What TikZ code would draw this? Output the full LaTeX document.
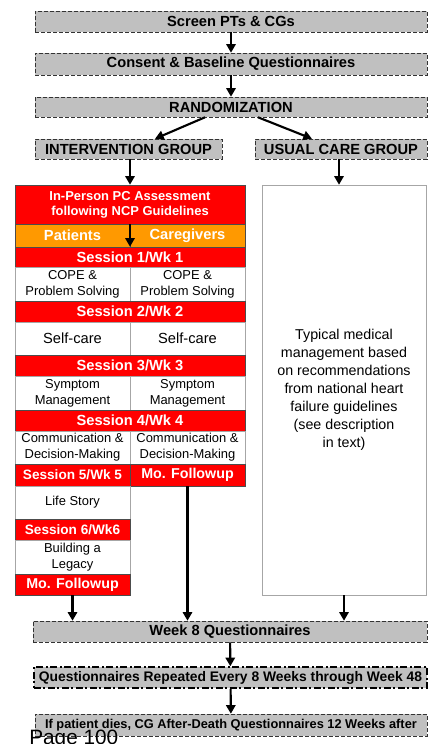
\documentclass[tikz,border=0pt]{standalone}
\usepackage{fontspec}
\setmainfont{Liberation Sans}
\usetikzlibrary{positioning, arrows.meta}

\definecolor{boxgrey}{RGB}{192,192,192}
\definecolor{barorange}{RGB}{255,153,0}

\begin{document}
\begin{tikzpicture}[
        x=0.75pt, y=-0.75pt,
        >={Triangle[length=6.5pt, width=7pt]},
        greybox/.style={rectangle, draw=gray!40!black, dashed, dash pattern=on 3pt off 1.5pt,
            fill=boxgrey, inner sep=0pt, minimum width=294pt, minimum height=15.75pt,
            font=\fontsize{11}{13}\selectfont\bfseries},
        redbar/.style={rectangle, draw=gray!60!black, line width=0.4pt, fill=red, text=white,
            inner sep=0pt, minimum height=15.75pt, font=\fontsize{11}{13}\selectfont\bfseries},
        orangebar/.style={redbar, fill=barorange, minimum width=86.25pt, minimum height=17.25pt},
        cell/.style={rectangle, draw=gray!70, line width=0.4pt, fill=white, inner sep=0pt,
            minimum width=86.25pt, minimum height=25.5pt, align=center,
            font=\fontsize{9.7}{12}\selectfont},
        flow/.style={->, line width=1.6pt}
    ]
    \useasboundingbox (0,0) rectangle (433,744);

    %% ---- Screening and randomization ----
    \node[greybox] (screen)  at (231,21.5) {Screen PTs \& CGs};
    \node[greybox, minimum height=16.5pt] (consent) at (231,64) {Consent \& Baseline Questionnaires};
    \node[greybox, minimum height=15pt] (rand) at (231,107) {RANDOMIZATION};

    %% ---- Groups ----
    \node[greybox, minimum width=140.25pt, minimum height=15pt] (interv) at (128.5,149) {INTERVENTION GROUP};
    \node[greybox, minimum width=129pt, minimum height=15pt] (usual) at (341,149) {USUAL CARE GROUP};

    %% ---- Intervention sessions ----
    \node[redbar, minimum width=172.5pt, minimum height=29.25pt, align=center,
        font=\fontsize{9.7}{11.25}\selectfont\bfseries] (assess) at (130,204.5)
        {In-Person PC Assessment\\following NCP Guidelines};
    \node[orangebar] (patients)   at (72.5,235.5)  {Patients};
    \node[orangebar] (caregivers) at (187.5,235.5) {Caregivers};

    \node[redbar, minimum width=172.5pt, minimum height=15pt] (sess1) at (130,257) {Session 1/Wk 1};
    \node[cell] (cope1) at (72.5,284)  {COPE \&\\Problem Solving};
    \node[cell] (cope2) at (187.5,284) {COPE \&\\Problem Solving};

    \node[redbar, minimum width=172.5pt] (sess2) at (130,311.5) {Session 2/Wk 2};
    \node[cell, minimum height=24.75pt, font=\fontsize{11}{13}\selectfont] (self1) at (72.5,338.5)  {Self-care};
    \node[cell, minimum height=24.75pt, font=\fontsize{11}{13}\selectfont] (self2) at (187.5,338.5) {Self-care};

    \node[redbar, minimum width=172.5pt] (sess3) at (130,365.5) {Session 3/Wk 3};
    \node[cell] (symp1) at (72.5,393)  {Symptom\\Management};
    \node[cell] (symp2) at (187.5,393) {Symptom\\Management};

    \node[redbar, minimum width=172.5pt] (sess4) at (130,420.5) {Session 4/Wk 4};
    \node[cell, minimum height=24.75pt] (comm1) at (72.5,447.5)  {Communication \&\\Decision-Making};
    \node[cell, minimum height=24.75pt] (comm2) at (187.5,447.5) {Communication \&\\Decision-Making};

    \node[redbar, minimum width=86.25pt, minimum height=16.5pt,
        font=\fontsize{10.2}{12}\selectfont\bfseries] (sess5) at (72.5,475) {Session 5/Wk 5};
    \node[redbar, minimum width=86.25pt, minimum height=16.5pt,
        font=\fontsize{10.7}{12}\selectfont\bfseries] (mofr) at (187.5,475) {Mo. Followup};
    \node[cell, minimum height=24.75pt] (life) at (72.5,502.5) {Life Story};

    \node[redbar, minimum width=86.25pt,
        font=\fontsize{10.2}{12}\selectfont\bfseries] (sess6) at (72.5,529.5) {Session 6/Wk6};
    \node[cell] (legacy) at (72.5,557) {Building a\\Legacy};
    \node[redbar, minimum width=86.25pt,
        font=\fontsize{10.7}{12}\selectfont\bfseries] (mofl) at (72.5,584.5) {Mo. Followup};

    %% ---- Usual care ----
    \node[cell, minimum width=123pt, minimum height=307.5pt,
        font=\fontsize{10.7}{13.5}\selectfont] (usualbox) at (344,390)
        {Typical medical\\management based\\on recommendations\\from national heart\\failure guidelines\\(see description\\in text)};

    %% ---- Follow-up questionnaires ----
    \node[greybox, minimum width=295.5pt] (week8) at (230,631.5) {Week 8 Questionnaires};
    \node[greybox, minimum width=294.75pt, draw=black, line width=1.1pt,
        dash pattern=on 5pt off 2pt on 1.5pt off 2pt,
        font=\fontsize{10.4}{12}\selectfont\bfseries] (rpt) at (230.5,677.5)
        {Questionnaires Repeated Every 8 Weeks through Week 48};
    \node[greybox, minimum height=16.5pt,
        font=\fontsize{9.6}{12}\selectfont\bfseries] (dies) at (231,725)
        {If patient dies, CG After-Death Questionnaires 12 Weeks after};

    \node[anchor=base west, inner sep=0pt, font=\fontsize{15.6}{18}\selectfont] (page) at (29,744) {Page 100};

    %% ---- Arrows ----
    \draw[flow] (screen) -- (consent);
    \draw[flow] (consent) -- (rand);
    \draw[flow] ([xshift=-19.5pt] rand.south) -- ([xshift=19.9pt] interv.north);
    \draw[flow] ([xshift=20.25pt] rand.south) -- ([xshift=-21.75pt] usual.north);
    \draw[flow] (assess.north |- interv.south) -- (assess.north);
    \draw[flow] (assess) -- (sess1);
    \draw[flow] ([xshift=-1.5pt] usual.south) -- ([xshift=-1.5pt] usual.south |- usualbox.north);
    \draw[flow] (mofl) -- (mofl |- week8.north);
    \draw[flow] (mofr) -- (mofr |- week8.north);
    \draw[flow] (usualbox) -- (usualbox |- week8.north);
    \draw[flow] (week8) -- (rpt);
    \draw[flow] (rpt) -- (dies);

\end{tikzpicture}
\end{document}
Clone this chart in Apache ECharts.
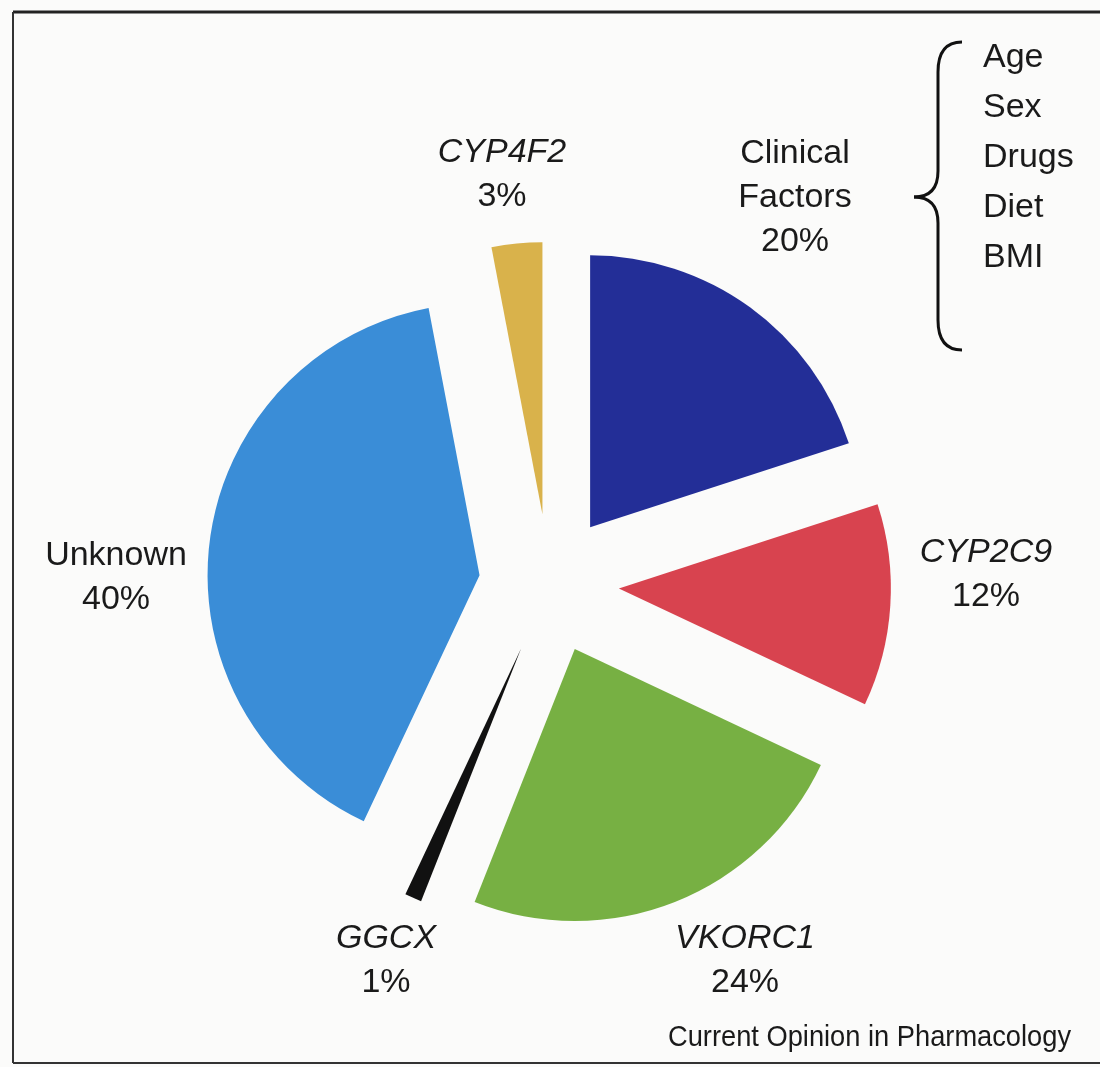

*DIRECTION*.
Quote every record above exactly, leaving out any pictures.

*RESULT FOR THIS TASK*.
What TikZ code would draw this? Output the full LaTeX document.
\documentclass[tikz,border=0pt]{standalone}
\usepackage{fontspec}
\setmainfont{Liberation Sans}
\usetikzlibrary{positioning, arrows.meta}

\definecolor{boxgrey}{RGB}{192,192,192}
\definecolor{barorange}{RGB}{255,153,0}

\begin{document}
\begin{tikzpicture}[
        x=0.75pt, y=-0.75pt,
        >={Triangle[length=6.5pt, width=7pt]},
        greybox/.style={rectangle, draw=gray!40!black, dashed, dash pattern=on 3pt off 1.5pt,
            fill=boxgrey, inner sep=0pt, minimum width=294pt, minimum height=15.75pt,
            font=\fontsize{11}{13}\selectfont\bfseries},
        redbar/.style={rectangle, draw=gray!60!black, line width=0.4pt, fill=red, text=white,
            inner sep=0pt, minimum height=15.75pt, font=\fontsize{11}{13}\selectfont\bfseries},
        orangebar/.style={redbar, fill=barorange, minimum width=86.25pt, minimum height=17.25pt},
        cell/.style={rectangle, draw=gray!70, line width=0.4pt, fill=white, inner sep=0pt,
            minimum width=86.25pt, minimum height=25.5pt, align=center,
            font=\fontsize{9.7}{12}\selectfont},
        flow/.style={->, line width=1.6pt}
    ]
    \useasboundingbox (0,0) rectangle (433,744);

    %% ---- Screening and randomization ----
    \node[greybox] (screen)  at (231,21.5) {Screen PTs \& CGs};
    \node[greybox, minimum height=16.5pt] (consent) at (231,64) {Consent \& Baseline Questionnaires};
    \node[greybox, minimum height=15pt] (rand) at (231,107) {RANDOMIZATION};

    %% ---- Groups ----
    \node[greybox, minimum width=140.25pt, minimum height=15pt] (interv) at (128.5,149) {INTERVENTION GROUP};
    \node[greybox, minimum width=129pt, minimum height=15pt] (usual) at (341,149) {USUAL CARE GROUP};

    %% ---- Intervention sessions ----
    \node[redbar, minimum width=172.5pt, minimum height=29.25pt, align=center,
        font=\fontsize{9.7}{11.25}\selectfont\bfseries] (assess) at (130,204.5)
        {In-Person PC Assessment\\following NCP Guidelines};
    \node[orangebar] (patients)   at (72.5,235.5)  {Patients};
    \node[orangebar] (caregivers) at (187.5,235.5) {Caregivers};

    \node[redbar, minimum width=172.5pt, minimum height=15pt] (sess1) at (130,257) {Session 1/Wk 1};
    \node[cell] (cope1) at (72.5,284)  {COPE \&\\Problem Solving};
    \node[cell] (cope2) at (187.5,284) {COPE \&\\Problem Solving};

    \node[redbar, minimum width=172.5pt] (sess2) at (130,311.5) {Session 2/Wk 2};
    \node[cell, minimum height=24.75pt, font=\fontsize{11}{13}\selectfont] (self1) at (72.5,338.5)  {Self-care};
    \node[cell, minimum height=24.75pt, font=\fontsize{11}{13}\selectfont] (self2) at (187.5,338.5) {Self-care};

    \node[redbar, minimum width=172.5pt] (sess3) at (130,365.5) {Session 3/Wk 3};
    \node[cell] (symp1) at (72.5,393)  {Symptom\\Management};
    \node[cell] (symp2) at (187.5,393) {Symptom\\Management};

    \node[redbar, minimum width=172.5pt] (sess4) at (130,420.5) {Session 4/Wk 4};
    \node[cell, minimum height=24.75pt] (comm1) at (72.5,447.5)  {Communication \&\\Decision-Making};
    \node[cell, minimum height=24.75pt] (comm2) at (187.5,447.5) {Communication \&\\Decision-Making};

    \node[redbar, minimum width=86.25pt, minimum height=16.5pt,
        font=\fontsize{10.2}{12}\selectfont\bfseries] (sess5) at (72.5,475) {Session 5/Wk 5};
    \node[redbar, minimum width=86.25pt, minimum height=16.5pt,
        font=\fontsize{10.7}{12}\selectfont\bfseries] (mofr) at (187.5,475) {Mo. Followup};
    \node[cell, minimum height=24.75pt] (life) at (72.5,502.5) {Life Story};

    \node[redbar, minimum width=86.25pt,
        font=\fontsize{10.2}{12}\selectfont\bfseries] (sess6) at (72.5,529.5) {Session 6/Wk6};
    \node[cell] (legacy) at (72.5,557) {Building a\\Legacy};
    \node[redbar, minimum width=86.25pt,
        font=\fontsize{10.7}{12}\selectfont\bfseries] (mofl) at (72.5,584.5) {Mo. Followup};

    %% ---- Usual care ----
    \node[cell, minimum width=123pt, minimum height=307.5pt,
        font=\fontsize{10.7}{13.5}\selectfont] (usualbox) at (344,390)
        {Typical medical\\management based\\on recommendations\\from national heart\\failure guidelines\\(see description\\in text)};

    %% ---- Follow-up questionnaires ----
    \node[greybox, minimum width=295.5pt] (week8) at (230,631.5) {Week 8 Questionnaires};
    \node[greybox, minimum width=294.75pt, draw=black, line width=1.1pt,
        dash pattern=on 5pt off 2pt on 1.5pt off 2pt,
        font=\fontsize{10.4}{12}\selectfont\bfseries] (rpt) at (230.5,677.5)
        {Questionnaires Repeated Every 8 Weeks through Week 48};
    \node[greybox, minimum height=16.5pt,
        font=\fontsize{9.6}{12}\selectfont\bfseries] (dies) at (231,725)
        {If patient dies, CG After-Death Questionnaires 12 Weeks after};

    \node[anchor=base west, inner sep=0pt, font=\fontsize{15.6}{18}\selectfont] (page) at (29,744) {Page 100};

    %% ---- Arrows ----
    \draw[flow] (screen) -- (consent);
    \draw[flow] (consent) -- (rand);
    \draw[flow] ([xshift=-19.5pt] rand.south) -- ([xshift=19.9pt] interv.north);
    \draw[flow] ([xshift=20.25pt] rand.south) -- ([xshift=-21.75pt] usual.north);
    \draw[flow] (assess.north |- interv.south) -- (assess.north);
    \draw[flow] (assess) -- (sess1);
    \draw[flow] ([xshift=-1.5pt] usual.south) -- ([xshift=-1.5pt] usual.south |- usualbox.north);
    \draw[flow] (mofl) -- (mofl |- week8.north);
    \draw[flow] (mofr) -- (mofr |- week8.north);
    \draw[flow] (usualbox) -- (usualbox |- week8.north);
    \draw[flow] (week8) -- (rpt);
    \draw[flow] (rpt) -- (dies);

\end{tikzpicture}
\end{document}
Clone this chart in Apache ECharts.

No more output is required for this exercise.